Mozilla: Meet Sarbanes-Oxley (and Henry Blodget)

The insufferable Henry Blodget, the disgraced securities analyst who is barred from working in the securities industry (he met up with Eliot Spitzer), is back to his usual chatter. He's pushing for Mozilla to go public. He even recommends that Mozilla buy the Netscape brand and change the company's name to Netscape. Mozilla COO John Lilly responds by saying that Firefox/Mozilla is *not* going to IPO. CEO Mitchell Baker states that "For the foreseeable future, browsers are a fundamental part of Internet life. Firefox is a key component of keeping the web open, interoperable and participatory. Thus the importance of its public benefit nature." In the end, these two gentlemen got it exactly right: Mozilla should not go public.

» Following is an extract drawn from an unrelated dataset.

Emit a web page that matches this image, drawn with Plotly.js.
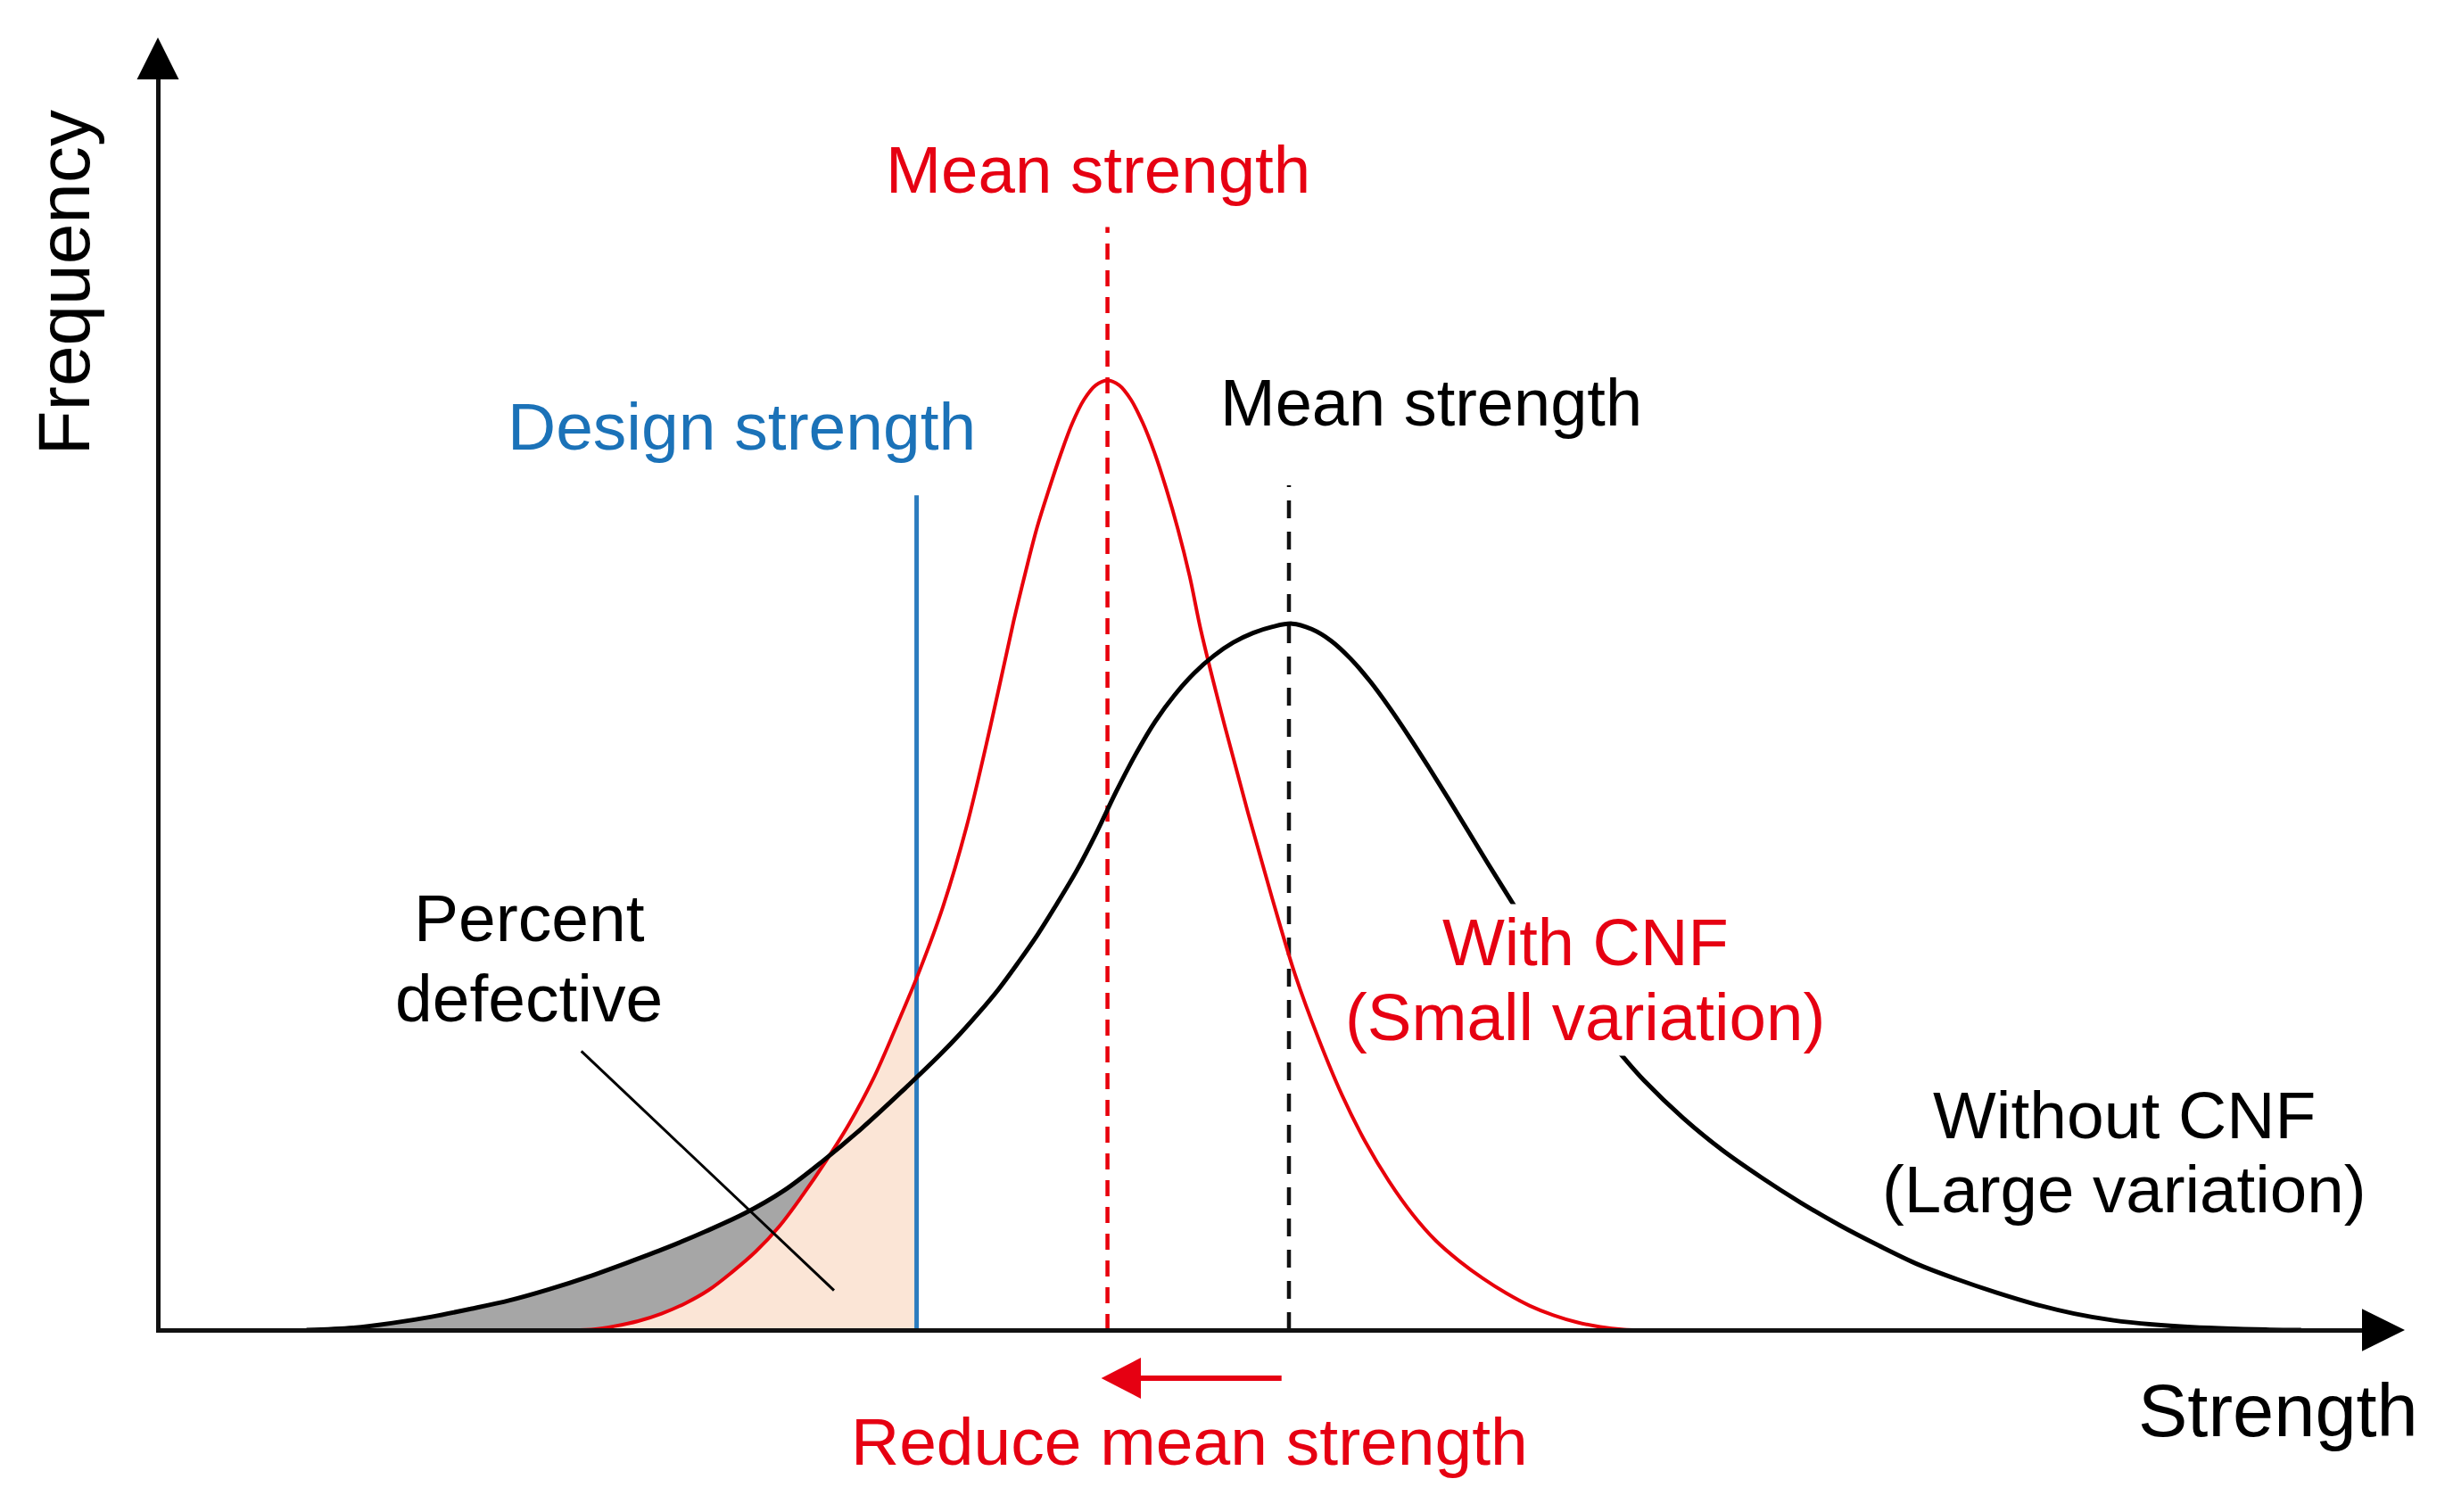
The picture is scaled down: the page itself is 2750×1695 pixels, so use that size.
<!DOCTYPE html>
<html>
<head>
<meta charset="utf-8">
<script src="https://cdn.plot.ly/plotly-3.0.1.min.js"></script>
<style>
html,body{margin:0;padding:0;background:#ffffff;}
#chart{width:2750px;height:1695px;}
</style>
</head>
<body>
<div id="chart"></div>
<script>
// ---------------- DATA (arbitrary strength / frequency units) ----------------
const strengthWithCNF  = [26.2, 27.7, 29.2, 30.7, 32.2, 33.7, 35.2, 36.7, 38.2, 39.7, 41.2, 42.7, 44.2, 45.7, 47.2, 48.7, 50.2, 51.7, 53.2, 54.7, 55.45, 56.2, 56.95, 57.7, 58.45, 59.2, 59.95, 60.7, 61.45, 62.2, 62.95, 63.7, 64.45, 65.2, 65.95, 66.7, 68.2, 69.7, 71.2, 72.7, 74.2, 75.7, 77.2, 78.7, 80.2, 81.7, 83.2, 84.7, 86.2, 87.7, 89.2, 90.7, 92.2, 93.7, 94.6];
const frequencyWithCNF = [0, 0.03, 0.25, 0.57, 1.05, 1.7, 2.55, 3.7, 5.0, 6.6, 8.6, 10.8, 13.2, 16.0, 19.4, 23.0, 27.1, 32.2, 38.5, 45.3, 48.4, 51.3, 53.7, 55.95, 57.96, 59.47, 60.39, 60.7, 60.39, 59.47, 58.0, 56.1, 53.8, 51.2, 48.2, 44.6, 38.6, 33.0, 27.7, 22.7, 18.6, 15.0, 12.0, 9.5, 7.4, 5.7, 4.4, 3.3, 2.35, 1.55, 0.95, 0.5, 0.2, 0.03, 0];

const strengthWithoutCNF  = [9.5, 12.5, 15, 17.5, 20, 22.5, 25, 27.5, 30, 32.5, 35, 37.5, 40, 42.5, 45, 47.5, 50, 51.25, 52.5, 53.75, 55, 56.25, 57.5, 58.75, 60, 61.25, 62.5, 63.75, 65, 66.25, 67.5, 68.75, 70, 71.25, 72.5, 73.75, 75, 76.25, 77.5, 78.75, 80, 81.25, 82.5, 83.75, 85, 86.25, 87.5, 88.75, 90, 91.25, 92.5, 93.75, 95, 97.5, 100, 102.5, 105, 107.5, 110, 112.5, 115, 117.5, 120, 122.5, 125, 127.5, 130, 132.5, 135, 137];
const frequencyWithoutCNF = [0, 0.15, 0.45, 0.85, 1.35, 1.9, 2.6, 3.4, 4.3, 5.25, 6.3, 7.45, 8.9, 10.8, 12.9, 15.2, 17.6, 18.9, 20.3, 21.8, 23.5, 25.3, 27.3, 29.4, 31.8, 34.4, 36.8, 38.9, 40.6, 42.0, 43.1, 43.95, 44.55, 44.95, 45.15, 44.8, 44.05, 42.9, 41.45, 39.75, 37.9, 35.95, 33.95, 31.9, 29.85, 27.85, 25.85, 23.95, 22.15, 20.45, 18.85, 17.35, 15.95, 13.55, 11.5, 9.75, 8.15, 6.7, 5.4, 4.2, 3.25, 2.4, 1.65, 1.05, 0.62, 0.35, 0.18, 0.08, 0.02, 0];

const designStrength = 48.5;
const meanStrengthWithCNF = 60.7;
const meanStrengthWithoutCNF = 72.3;

const axisTitleX = "Strength";
const axisTitleY = "Frequency";
const labelMeanWith = "Mean strength";
const labelMeanWithout = "Mean strength";
const labelDesign = "Design strength";
const labelDefective = ["Percent", "defective"];
const labelWith = ["With CNF", "(Small variation)"];
const labelWithout = ["Without CNF", "(Large variation)"];
const labelReduce = "Reduce mean strength";

// ---------------- GEOMETRY / STYLE ----------------
const W = 2750, H = 1695;
const M = {l: 180, r: 80, t: 70, b: 206};
const PW = W - M.l - M.r, PH = H - M.t - M.b;
const U = 17.538;                 // pixels per data unit
const ORIGIN = {x: 177, y: 1491}; // pixel position of (0,0)
const xRange = [(M.l - ORIGIN.x) / U, (M.l - ORIGIN.x + PW) / U];
const yRange = [(ORIGIN.y - (H - M.b)) / U, (ORIGIN.y - (H - M.b) + PH) / U];
const px = X => (X - M.l) / PW;
const py = Y => (H - M.b - Y) / PH;

const FONT = "Liberation Sans, Arial, Helvetica, sans-serif";
const RED = "#E60012", RED_LINE = "#E8000B", BLUE = "#1B72B8", BLUE_LINE = "#2B7CBF";

function interp(xs, ys, x) {
  for (let i = 1; i < xs.length; i++) {
    if (xs[i] >= x) {
      const t = (x - xs[i-1]) / (xs[i] - xs[i-1]);
      return ys[i-1] + t * (ys[i] - ys[i-1]);
    }
  }
  return ys[ys.length - 1];
}
function leftPart(xs, ys, xCut) {
  const ox = [], oy = [];
  for (let i = 0; i < xs.length; i++) {
    if (xs[i] < xCut - 0.3) { ox.push(xs[i]); oy.push(ys[i]); }
  }
  ox.push(xCut); oy.push(interp(xs, ys, xCut));
  return {x: ox, y: oy};
}

const grayPart = leftPart(strengthWithoutCNF, frequencyWithoutCNF, designStrength);
const peachPart = leftPart(strengthWithCNF, frequencyWithCNF, designStrength);

const traces = [
  {x: grayPart.x, y: grayPart.y, mode: 'lines', fill: 'tozeroy', fillcolor: '#A6A6A6',
   line: {width: 0, shape: 'spline', color: 'rgba(0,0,0,0)'}, hoverinfo: 'skip', showlegend: false},
  {x: peachPart.x, y: peachPart.y, mode: 'lines', fill: 'tozeroy', fillcolor: '#FBE5D6',
   line: {width: 0, shape: 'spline', color: 'rgba(0,0,0,0)'}, hoverinfo: 'skip', showlegend: false},
  {x: [designStrength, designStrength], y: [0, 53.35], mode: 'lines',
   line: {color: BLUE_LINE, width: 5}, hoverinfo: 'skip', showlegend: false},
  {x: [meanStrengthWithCNF, meanStrengthWithCNF], y: [0, 70.5], mode: 'lines',
   line: {color: RED_LINE, width: 4.5, dash: '18px,12px'}, hoverinfo: 'skip', showlegend: false},
  {x: [meanStrengthWithoutCNF, meanStrengthWithoutCNF], y: [0, 54.0], mode: 'lines',
   line: {color: '#111111', width: 4.5, dash: '20px,15px'}, hoverinfo: 'skip', showlegend: false},
  {x: strengthWithCNF, y: frequencyWithCNF, mode: 'lines', name: 'With CNF',
   line: {color: RED_LINE, width: 4, shape: 'spline', smoothing: 1}, showlegend: false},
  {x: strengthWithoutCNF, y: frequencyWithoutCNF, mode: 'lines', name: 'Without CNF',
   line: {color: '#000000', width: 5, shape: 'spline', smoothing: 1}, showlegend: false}
];

function label(text, X, baseline, size, color, extra) {
  return Object.assign({
    xref: 'paper', yref: 'paper', x: px(X), y: py(baseline - 0.3465 * size),
    xanchor: 'center', yanchor: 'middle', text: text, showarrow: false,
    font: {family: FONT, size: size, color: color}
  }, extra || {});
}

const annotations = [
  {xref: 'paper', yref: 'paper', x: px(71), y: py(317.5), xanchor: 'center', yanchor: 'middle',
   text: axisTitleY, showarrow: false, textangle: -90, font: {family: FONT, size: 82, color: '#000'}},
  label(axisTitleX, 2554, 1610.4, 83, '#000'),
  label(labelMeanWith, 1231, 216, 74.5, RED),
  label(labelMeanWithout, 1604.5, 476.7, 74, '#000'),
  label(labelDesign, 831, 504, 75, BLUE),
  label(labelDefective[0], 593, 1055.4, 75, '#000'),
  label(labelDefective[1], 593, 1144.6, 75, '#000'),
  label(labelWith[0], 1777, 1082.5, 74, RED, {bgcolor: '#ffffff', borderpad: 1}),
  label(labelWith[1], 1777, 1166.5, 74.5, RED, {bgcolor: '#ffffff', borderpad: 1}),
  label(labelWithout[0], 2381, 1275.5, 75, '#000'),
  label(labelWithout[1], 2381, 1359.5, 74.5, '#000'),
  label(labelReduce, 1333.4, 1641.7, 75, RED)
];

function tri(a, b, c) {
  return `M ${px(a[0])} ${py(a[1])} L ${px(b[0])} ${py(b[1])} L ${px(c[0])} ${py(c[1])} Z`;
}

const shapes = [
  {type: 'path', xref: 'paper', yref: 'paper', path: tri([177, 42], [153.5, 89], [200.5, 89]),
   fillcolor: '#000', line: {width: 0}},
  {type: 'path', xref: 'paper', yref: 'paper', path: tri([2696, 1491], [2648, 1467.2], [2648, 1514.8]),
   fillcolor: '#000', line: {width: 0}},
  {type: 'line', xref: 'paper', yref: 'paper', x0: px(651.7), y0: py(1178.3), x1: px(935), y1: py(1446.7),
   line: {color: '#000', width: 3}},
  {type: 'line', xref: 'paper', yref: 'paper', x0: px(1436.7), y0: py(1545), x1: px(1272), y1: py(1545),
   line: {color: RED, width: 6}},
  {type: 'path', xref: 'paper', yref: 'paper', path: tri([1234.6, 1545], [1279, 1522], [1279, 1568]),
   fillcolor: RED, line: {width: 0}}
];

const axisCommon = {showgrid: false, zeroline: false, showticklabels: false, ticks: '',
  showline: true, linecolor: '#111111', linewidth: 5, fixedrange: true, automargin: false};

const layout = {
  width: W, height: H,
  margin: {l: M.l, r: M.r, t: M.t, b: M.b, pad: 0},
  paper_bgcolor: '#ffffff', plot_bgcolor: '#ffffff',
  showlegend: false,
  font: {family: FONT},
  xaxis: Object.assign({range: xRange}, axisCommon),
  yaxis: Object.assign({range: yRange}, axisCommon),
  annotations: annotations,
  shapes: shapes
};

Plotly.newPlot('chart', traces, layout, {displayModeBar: false, staticPlot: true});
</script>
</body>
</html>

Blodget argues that Mozilla could be worth a lot on the public market and may go public this year or next. While acknowledging the perils of going public— primarily Sarbanes-Oxley costs—Blodget says that Mozilla could build a nice business simply by slapping an ad or two on the default landing page. And for good measure Blodget says that Firefox should buy the Netscape brand and rename the company. Hmmm. Is Blodget having dot-com boom fantasies again? Maybe not—although renaming a company after a dead brand like Netscape doesn't make sense. Dead brands rarely come back. WordPerfect? Pan-Am? ...As a public company it would be distracted and the product would suffer. You think Firefox can be weighty now? Just wait until Mozilla would have to monetize it. ...I'd love to be more optimistic, but Netscape got creamed. Opera isn't exactly knocking the ball out of the park. And Firefox going public would only accomplish one thing: Providing a market price so Google could buy it. Why not cash out? Mozilla the movement is hard for Microsoft to defend against. Mozilla the public company is outgunned on every level.